现如今,中医铺子都关门了,草药街上只有一家国营的中药材收购点,其他门市都关着,后面都是住家户。
木家在草药街有两个大院子,住着好几户人家。
“族长来了!”
“族长快坐,我去给您倒茶!”
木怀玉一进门,一个穿着护士服的中年女人忙迎出来,木怀玉笑问:“木昭还没下班?”
木昭算是木怀玉的子侄辈,这一代里木昭的医术最好,家里的青山堂关门了,木昭被请到县人民医院当大夫,前年院长退休,副院长转正成院长,木昭这个医术精湛的年轻医生被提拔成副院长,主管中医。
郭红利落地端来热水壶给族长倒水,笑着道:“他呀,闲不住,每天下班后都会整理他的病案,说是要写个什么书,不用管他,等到晚饭做好了,去叫他一声他就回来了。”
郭红家是庆丰县的人,读书不错,靠自己考上了县人民医院的护士,后来和木昭相知相恋,结婚六年,两人有个女儿木晓,今年已经四岁了。
“晓晓不在家?”
“我和木昭上班没空,平时都在我爸妈那儿养着,周末才接回来。我和木昭准备明年秋天把她送到街尾的育红班读书,早上送去下午去接,这样也方便些。”
木怀玉点点头:“你们现在只有晓晓一个孩子,可要好好培养。”
郭红笑开了花,连连点头:“可不是么,族长说得太对了。”
要说她夫家呀,郭红最尊敬最喜欢的就是木家这些当家作主的女人们了。有她们做主,在木家生了女儿也不怕人说闲话,腰杆子硬着呢。
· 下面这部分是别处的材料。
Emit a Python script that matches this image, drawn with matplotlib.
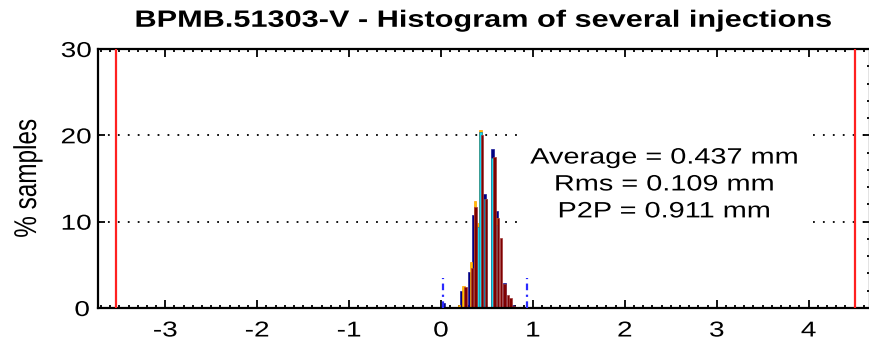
import matplotlib
matplotlib.use("Agg")
import matplotlib.pyplot as plt
from matplotlib import patheffects
from matplotlib.transforms import Affine2D
from matplotlib.ticker import MultipleLocator

# per-injection histograms: bin left edges (mm) and fraction of samples (%)
navy_x = [0.02, 0.21, 0.297, 0.34, 0.386, 0.46, 0.547, 0.593, 0.68, 0.773]
navy_h = [0.6, 2.0, 4.2, 10.8, 9.6, 13.2, 18.4, 11.2, 2.9, 0.4]
gold_x = [0.182, 0.232, 0.316, 0.359, 0.392, 0.419, 0.558, 0.598]
gold_h = [0.3, 2.5, 5.3, 12.4, 9.8, 20.6, 17.0, 10.4]
cyan_x = [0.392, 0.419, 0.473, 0.548, 0.598]
cyan_h = [9.4, 20.4, 12.6, 17.4, 9.6]
maroon_x = [0.254, 0.323, 0.362, 0.435, 0.479, 0.571, 0.609, 0.642, 0.68, 0.713, 0.745, 0.783]
maroon_h = [2.4, 4.6, 11.7, 20.0, 12.6, 17.5, 10.4, 8.1, 2.8, 1.5, 1.2, 0.2]

average = 0.437
rms = 0.109
p2p = 0.911
pos_min = 0.025
pos_max = pos_min + p2p
limits = [-3.54, 4.50]

bar_w = 0.026


class HStretch(patheffects.AbstractPathEffect):
    """Draw text glyphs widened horizontally about each line's centre."""

    def __init__(self, sx=1.3):
        super().__init__()
        self.sx = sx

    def draw_path(self, renderer, gc, tpath, affine, rgbFace=None):
        ext = tpath.get_extents(affine)
        cx = 0.5 * (ext.x0 + ext.x1)
        wide = Affine2D().translate(-cx, 0).scale(self.sx, 1).translate(cx, 0)
        renderer.draw_path(gc, tpath, affine + wide, rgbFace)


plt.rcParams["font.family"] = ["Liberation Sans", "DejaVu Sans"]
plt.rcParams["axes.unicode_minus"] = False

fig = plt.figure(figsize=(8.69, 3.43), dpi=100)
ax = fig.add_axes([98 / 869, 35 / 343, 772 / 869, 259 / 343])

ax.set_xlim(-3.732, 4.668)
ax.set_ylim(0, 30)

for y in (10, 20):
    ax.axhline(y, color="black", lw=1.3, ls=(0, (1, 4.5)), zorder=1)

ax.bar(navy_x, navy_h, width=bar_w, align="edge", color="#00007f",
       edgecolor="#1a1a9a", lw=0.5, zorder=2)
ax.bar(gold_x, gold_h, width=bar_w, align="edge", color="#ffc400",
       edgecolor="#ff9d00", lw=0.5, zorder=2)
ax.bar(cyan_x, cyan_h, width=bar_w, align="edge", color="#18d8f0",
       edgecolor="#1a8c9a", lw=0.5, zorder=2)
ax.bar(maroon_x, maroon_h, width=bar_w, align="edge", color="#7f0000",
       edgecolor="#a03a3a", lw=0.5, zorder=2)

for x in limits:
    ax.axvline(x, color="#ff2020", lw=1.6, zorder=3)
ax.vlines([pos_min, pos_max], 0, 3.5, colors="#2a2aff", lw=1.6,
          linestyles=(0, (3, 2, 1, 2)), zorder=3)

stats = ax.text(2.43, 14.25,
                f"Average = {average:.3f} mm\nRms = {rms:.3f} mm\nP2P = {p2p:.3f} mm",
                ha="center", va="center", fontsize=16, linespacing=1.37,
                bbox=dict(boxstyle="square,pad=1.7", fc="white", ec="none"),
                zorder=4)
stats.set_path_effects([HStretch()])

ax.xaxis.set_major_locator(MultipleLocator(1))
ax.xaxis.set_minor_locator(MultipleLocator(0.1))
ax.yaxis.set_major_locator(MultipleLocator(10))
ax.yaxis.set_minor_locator(MultipleLocator(2))
ax.tick_params(which="both", direction="in", top=True, right=True,
               width=1.3, colors="black", labelsize=15.5)
ax.tick_params(axis="x", which="major", length=6, pad=9)
ax.tick_params(axis="x", which="minor", length=2.5)
ax.tick_params(axis="y", which="major", length=5, pad=7)
ax.tick_params(axis="y", which="minor", length=2, left=False)
for sp in ax.spines.values():
    sp.set_linewidth(1.6)

title = ax.set_title("BPMB.51303-V - Histogram of several injections",
                     fontsize=17, fontweight="bold", pad=16)
title.set_path_effects([HStretch()])
ylab = ax.set_ylabel("% samples", fontsize=17.5, labelpad=18)
ylab.set_path_effects([HStretch()])
for lbl in ax.get_xticklabels() + ax.get_yticklabels():
    lbl.set_path_effects([HStretch()])

fig.savefig("out.png", dpi=100)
木家人只要下山脱离木家都会改姓为林,木昭的情况特殊,加上他又是木家这一代的医术继承人,木昭的没有改姓,郭红也不希望他改。比起姓林,郭红更喜欢她女儿姓木,以后长大了也能得到木家姑奶奶们的庇护。
郭红刚把晚饭做好,木昭就回来了。
木昭一开门看到族长在,笑道:“我刚才回来的路上还在想,都这个月份了,族长怎么还没叫我回去。”
每年木家寨的都会组织队伍从山上出发,穿山越岭,跨越山脉进一趟藏区,用茶叶、药丸、粮食换他们的药材。
特别是近两年,木玄玑出生后常年喝的补药,有三味温补身体的药材都来自藏区,木家寨的人对于进藏就更上心了。
族里决定这几日就要准备出发:“你看看你的时间安排不安排得过来,要是请假不方便,你没空换个人去也行。”
“别呀族长,我想去,我答应了安东大夫,今年秋天要去草原见他。”
安东大夫是个藏医,非常擅长治心肺方便的疾病,木昭从小学针灸,对用针灸治疗眼睛疾病很有研究,两个人第一回见面就相互学习,成了好朋友。